September freight volumes fell significantly at Amsterdam Airport Schiphol, underlined by the airport’s 6-percent, year-over-year, loss in tonnage. Despite these numbers, the airport is still on track to beat its 2010 cargo throughput numbers.
Of all regions, Schiphol saw the biggest plunge in volumes to and from the Asia-Pacific, which fell 15.8 percent from September 2010. Cargo traffic in and out of the Middle East and Latin America was also particularly weak in September; Schiphol officials reported respective, year-over year, losses of 6.3 percent and 4.7 percent.
Not all of Schiphol’s September statistics indicated trouble, however. Freight volumes to and from North America, Africa and Europe rose considerably in September, surging 7.4 percent, 6.6 percent and 3.9 percent, year-over-year, respectively.
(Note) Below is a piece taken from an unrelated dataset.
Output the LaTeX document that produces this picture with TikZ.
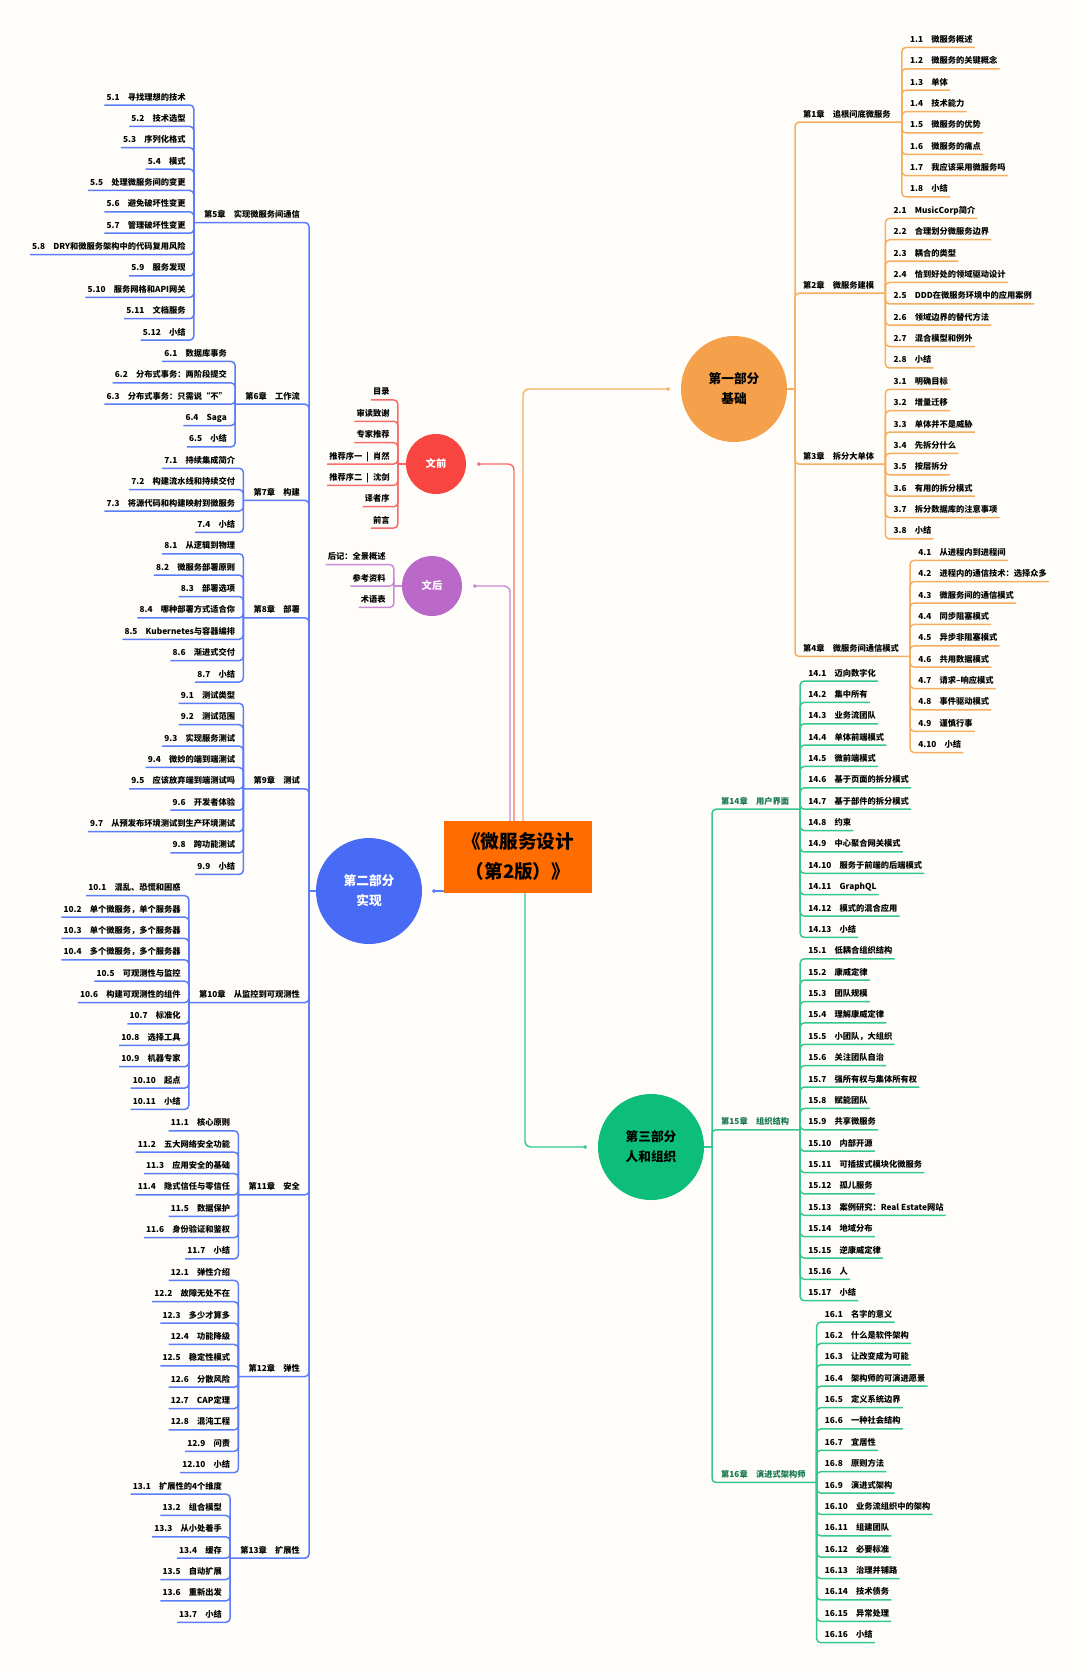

Schiphol Cargo Senior Vice President Enno Osinga attributes some of the regional discrepancies to financial woes, which are disrupting supply chains around the globe. “It’s clear that economic worries in the U.S. and Eurozone are feeding down to cargo traffic, particularly to and from the Far East,” he said in a statement.
“Although other markets are still looking robust, they cannot make up for the shortfalls in this major production and consumer region,” Osinga continued.
He’s quick to point out that, overall, cargo volumes have been strong at Schiphol. In fact, the Dutch airport, which handled 1,133,773 tonnes of freight from January to September, surpassed its 2010 numbers in five out of the first nine months.
“We are very pleased that our tonnages are still ahead of 2010, as we knew it would be a difficult year to beat,” Osinga stated. “But what began as a very positive 2011 is now proving very challenging for the industry, and the last three months of 2011 are not likely to reverse the recent downward trend.”